Жак Ширак участвовал, правда с неохотой и явными оговорками, в операции против Сербии, руководимой Вашингтоном. Саркози сделал шаг к возвращению Франции в систему, где доминируют США. Олланд и Макрон всё более тесно привязывали нас к организации, руководство которой находится по другую сторону Атлантики. Следствием нашего жесткого привязывания к НАТО стала потеря большей части того международного влияния, которым располагала Фракция тогда, когда она была свободна в собственных действиях.
В моменты прояснения сознания президенты иногда отбрасывали американскую опеку и возвращались к миссии, которую начинал де Голль. Ширак отказался участвовать в военной агрессии Буша против Ирака, Саркози один, без американцев, урегулировал с Москвой вопросы перемирия с Грузией, Олланд разрабатывал Минские соглашения, чтобы добиться прекращения огня на Украине, таким образом, они совершали действия, достойные нашего призвания в Европе. Им даже удалось подключить к этим действиям Германию. Но увы, эти моменты прояснения сознания были непредсказуемы, половинчаты и краткосрочны.
Вследствие всех этих расхождений Европа снова разделена надвое. Несчастная Украина, расположенная на линии этого разрыва Европейского континента, первой заплатила за всё это кровью, слезами и разрушениями. Россия взывает к исторической справедливости. Европейский союз вмешивается во имя демократических ценностей, которые, по мнению ЕС, являются венцом, завершением исторического процесса. Америка использует эту безумную ссору для завуалированного продвижения на доске своих пешек и делает всё более трудным выход из состояния войны.
Итак, вот где находится Европа спустя треть века после своего воссоединения: ее разделяет бездна непонимания; ее разрывает жестокая война; новый железный занавес, на этот раз навязанный Западом, начинает разделять ее географическое пространство; возобновляется гонка вооружений; и еще более ужасный, чем крах экономических взаимоотношений, разрыв культурных связей угрожает каждой их двух частей конфликта.

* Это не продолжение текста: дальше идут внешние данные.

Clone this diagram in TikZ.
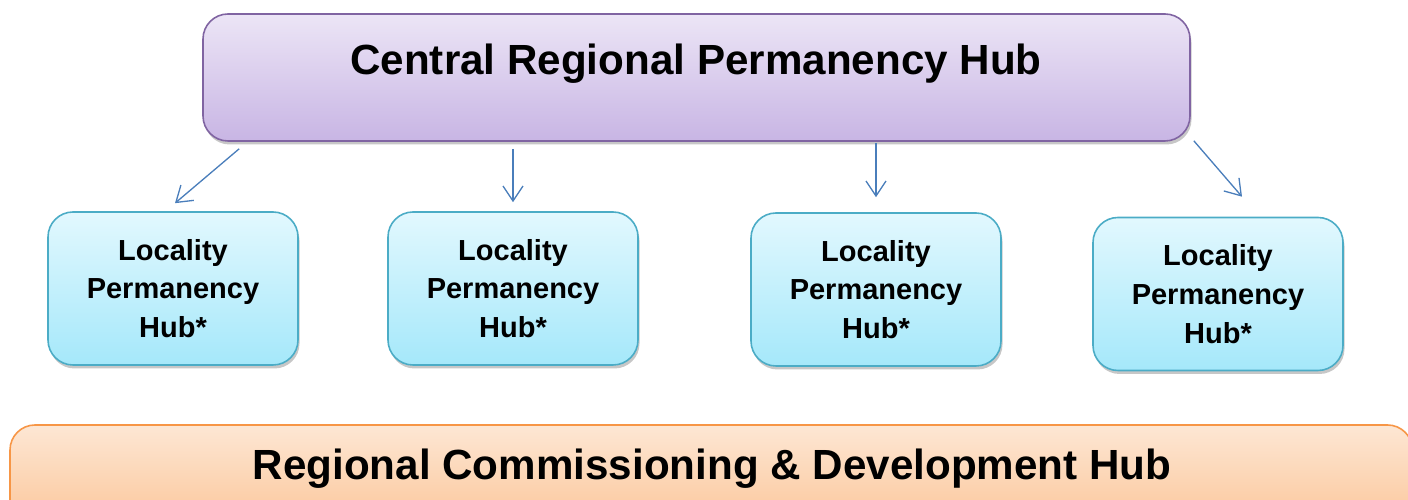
\documentclass[tikz,border=0pt]{standalone}
\usepackage{fontspec}
\setmainfont{Liberation Sans}
\usepackage{xcolor}
\usetikzlibrary{positioning}
\usetikzlibrary{arrows.meta}
\usetikzlibrary{shadows}
\definecolor{purpletop}{RGB}{236,229,246}
\definecolor{purplebot}{RGB}{200,181,228}
\definecolor{purpleline}{RGB}{128,100,162}
\definecolor{cyantop}{RGB}{226,248,254}
\definecolor{cyanbot}{RGB}{165,232,250}
\definecolor{cyanline}{RGB}{75,172,198}
\definecolor{orangetop}{RGB}{253,231,212}
\definecolor{orangebot}{RGB}{251,190,140}
\definecolor{orangeline}{RGB}{247,150,70}
\definecolor{arrowblue}{RGB}{74,126,187}
\tikzset{
  hubshadow/.style={drop shadow={shadow xshift=0.03cm, shadow yshift=-0.07cm, fill=black, opacity=0.22}},
  centralbox/.style={draw=purpleline, line width=0.9pt, rounded corners=0.5cm, top color=purpletop, bottom color=purplebot, hubshadow},
  localbox/.style={draw=cyanline, line width=0.9pt, rounded corners=0.5cm, top color=cyantop, bottom color=cyanbot, hubshadow,
    minimum width=5cm, minimum height=3.06cm, align=center, font=\fontsize{16.5}{22.1}\selectfont\bfseries},
  regionbox/.style={draw=orangeline, line width=0.9pt, rounded corners=0.5cm, top color=orangetop, bottom color=orangebot, hubshadow},
  bigtext/.style={font=\fontsize{24}{29}\selectfont\bfseries, anchor=base},
  arr/.style={draw=arrowblue, line width=0.75pt, -{Straight Barb[length=0.3cm, width=0.4cm]}}
}
\begin{document}
\begin{tikzpicture}
            \useasboundingbox (0,0) rectangle (28.16,10);
            \clip (0,0) rectangle (28.16,10);
            % Top hub
            \node (central) [centralbox, minimum width=19.74cm, minimum height=2.54cm] at (13.93,8.45) {};
            \node (centraltext) [bigtext] at (13.92,8.5) {Central Regional Permanency Hub};
            % Locality hubs
            \node (loc1) [localbox] at (3.46,4.23) {Locality\\Permanency\\Hub*};
            \node (loc2) [localbox] at (10.26,4.23) {Locality\\Permanency\\Hub*};
            \node (loc3) [localbox] at (17.52,4.21) {Locality\\Permanency\\Hub*};
            \node (loc4) [localbox] at (24.36,4.12) {Locality\\Permanency\\Hub*};
            % Arrows down
            \draw [arr] ([xshift=0.74cm, yshift=-0.14cm]central.south west) -- ([xshift=0.04cm, yshift=0.16cm]loc1.north);
            \draw [arr] ([yshift=-0.14cm]central.south -| loc2.north) -- ([yshift=0.18cm]loc2.north);
            \draw [arr] ([yshift=-0.02cm]central.south -| loc3.north) -- ([yshift=0.3cm]loc3.north);
            \draw [arr] ([xshift=0.06cm, yshift=0.02cm]central.south east) -- ([xshift=0.48cm, yshift=0.4cm]loc4.north);
            % Bottom hub
            \node (region) [regionbox, minimum width=28.05cm, minimum height=2.5cm] at (14.225,0.25) {};
            \node (regiontext) [bigtext] at (14.24,0.4) {Regional Commissioning \& Development Hub};
\end{tikzpicture}
\end{document}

Великий европеец Иоанн-Павел Второй говорил, что наш континент может нормально дышать только своими двумя легкими. Сейчас же, что на Западе, что на Востоке, могут дышать только одним из них. Это зловещие предзнаменования для обеих частей Европы. Но настоящие европейцы не должны предаваться унынию. Даже если сегодня голос их плохо слышен, они и только они смогут установить мир на нашем континенте и вернуть ему величие и процветание.